For more than three months, a closed Strait of Hormuz turned global energy markets into a pressure cooker. Now a preliminary US-Iran deal to reopen the waterway is letting the steam out, and the Federal Reserve is the biggest beneficiary of the exhale.
The memorandum of understanding announced on June 15 calls for reopening the Strait to commercial shipping toll-free and lifting the US naval blockade of Iranian ports. Oil prices dropped sharply on the news. And with them, the inflation expectations that had been building the case for another Fed rate hike.
What the deal actually covers
The framework agreement addresses the immediate crisis that erupted after US and Israeli strikes on Iran in late February, which prompted Tehran to close the Strait of Hormuz to commercial traffic starting March 4. That chokepoint handles roughly 20% of global oil supply.
Under the MoU, shipping through the Strait is expected to return to prewar levels within approximately 30 days. The agreement also extends a ceasefire for up to 60 days, though core nuclear negotiations remain deferred to a later stage.
President Trump announced the deal on Truth Social, writing “Let the oil flow!” A formal signing is expected on June 19.
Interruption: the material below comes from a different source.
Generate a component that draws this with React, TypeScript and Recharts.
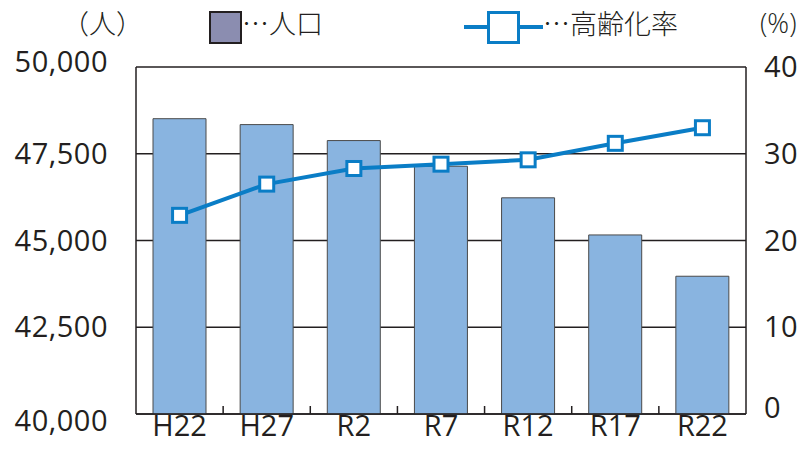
import React from "react";
import { ComposedChart, Bar, Line, XAxis, YAxis, CartesianGrid } from "recharts";

const categories = ["H22", "H27", "R2", "R7", "R12", "R17", "R22"];
const population = [48510, 48340, 47880, 47140, 46230, 45160, 43970];
const agingRate = [22.9, 26.5, 28.3, 28.8, 29.3, 31.2, 33.0];
const leftTicks = [40000, 42500, 45000, 47500, 50000];
const rightTicks = [0, 10, 20, 30, 40];

const data = categories.map((c, i) => ({ cat: c, pop: population[i], rate: agingRate[i] }));

const FONT = "'Open Sans', 'Noto Sans', sans-serif";
const TEXT = "#231f20";
const BLUE = "#0a7dc6";

const leftDy = [7, 0, 0, 0, -5];
const rightDy = [-6, 0, 0, 0, 0];

const LeftTick = (props: any) => {
  const { x, y, payload, index } = props;
  return (
    <text x={x} y={y} dy={10 + (leftDy[index] || 0)} textAnchor="end" fill={TEXT} fontSize={29} fontWeight={400} fontFamily={FONT} letterSpacing={0.5}>
      {Number(payload.value).toLocaleString("en-US")}
    </text>
  );
};

const RightTick = (props: any) => {
  const { x, y, payload, index } = props;
  return (
    <text x={x} y={y} dy={10 + (rightDy[index] || 0)} textAnchor="start" fill={TEXT} fontSize={29} fontWeight={400} fontFamily={FONT} letterSpacing={0.5}>
      {payload.value}
    </text>
  );
};

const XTick = (props: any) => {
  const { x, y, payload, index, width, visibleTicksCount } = props;
  const step = width / (visibleTicksCount || categories.length);
  const axisY = y - 2;
  return (
    <g>
      {index < categories.length - 1 ? (
        <line x1={x + step / 2} x2={x + step / 2} y1={axisY} y2={axisY - 8} stroke="#231f20" strokeWidth={1.5} />
      ) : null}
      <text x={x} y={y} dy={20} textAnchor="middle" fill={TEXT} fontSize={29} fontWeight={400} fontFamily={FONT}>
        {payload.value}
      </text>
    </g>
  );
};

const SquareDot = (props: any) => {
  const { cx, cy, index } = props;
  return <rect key={"d" + index} x={cx - 7} y={cy - 7} width={14} height={14} fill="#ffffff" stroke={BLUE} strokeWidth={3} />;
};

export default function App() {
  const textStyle: React.CSSProperties = { position: "absolute", fontFamily: "'Noto Sans CJK JP', sans-serif", fontSize: 27, fontWeight: 300, color: TEXT, lineHeight: "30px", whiteSpace: "nowrap" };
  return (
    <div style={{ position: "absolute", left: 0, top: 0, width: 805, height: 450, background: "#fff" }}>
      <ComposedChart width={805} height={450} data={data} margin={{ top: 67, right: 0, bottom: 0, left: 0 }}>
        <CartesianGrid vertical={false} stroke="#231f20" strokeWidth={1.5} yAxisId="left" />
        <XAxis dataKey="cat" height={36} tick={<XTick />} tickLine={false} tickSize={0} tickMargin={2} axisLine={{ stroke: "#231f20", strokeWidth: 1.5 }} interval={0} />
        <YAxis yAxisId="left" orientation="left" width={136} domain={[40000, 50000]} ticks={leftTicks} tick={<LeftTick />} tickLine={false} tickSize={0} tickMargin={28} axisLine={{ stroke: "#231f20", strokeWidth: 1.5 }} allowDataOverflow />
        <YAxis yAxisId="right" orientation="right" width={59} domain={[0, 40]} ticks={rightTicks} tick={<RightTick />} tickLine={false} tickSize={0} tickMargin={18} axisLine={{ stroke: "#231f20", strokeWidth: 1.5 }} />
        <Bar yAxisId="left" dataKey="pop" fill="#89b4e0" stroke="#4a4a4a" strokeWidth={1} barSize={53} isAnimationActive={false} />
        <Line yAxisId="right" dataKey="rate" stroke={BLUE} strokeWidth={4} dot={<SquareDot />} activeDot={false} isAnimationActive={false} />
      </ComposedChart>
      <div style={{ ...textStyle, left: 62, top: 8 }}>（人）</div>
      <div style={{ position: "absolute", left: 209, top: 11, width: 29, height: 29, background: "#8b8db0", border: "2px solid #231f20" }} />
      <div style={{ ...textStyle, left: 242, top: 8 }}>…人口</div>
      <div style={{ position: "absolute", left: 464, top: 25, width: 79, height: 4, background: BLUE }} />
      <div style={{ position: "absolute", left: 487, top: 11, width: 27, height: 27, background: "#fff", border: `3px solid ${BLUE}` }} />
      <div style={{ ...textStyle, left: 543, top: 8 }}>…高齢化率</div>
      <div style={{ ...textStyle, left: 760, top: 8, fontFamily: FONT }}>(%)</div>
    </div>
  );
}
Why the Fed is breathing easier
With oil prices now falling sharply on reopening expectations, market expectations for a Fed rate hike have pulled back, giving policymakers room to focus on underlying economic conditions rather than reacting to an external energy crisis.
The crypto angle
Crypto markets experienced their own volatility tied to the broader geopolitical drama. Iran had reportedly explored cryptocurrency-based tolls for ships passing through the Strait during the crisis period. That experiment, born out of sanctions-driven necessity, drew attention from US authorities. Washington sanctioned wallets associated with the arrangement, adding another layer of regulatory complexity to the digital asset space.
The 30-day timeline for shipping normalization gives markets a concrete benchmark to watch. If tanker traffic through the Strait recovers on schedule, oil prices should stabilize at lower levels. If the timeline slips, or if the June 19 formal signing hits a snag, everything currently priced as relief could quickly reverse into renewed anxiety.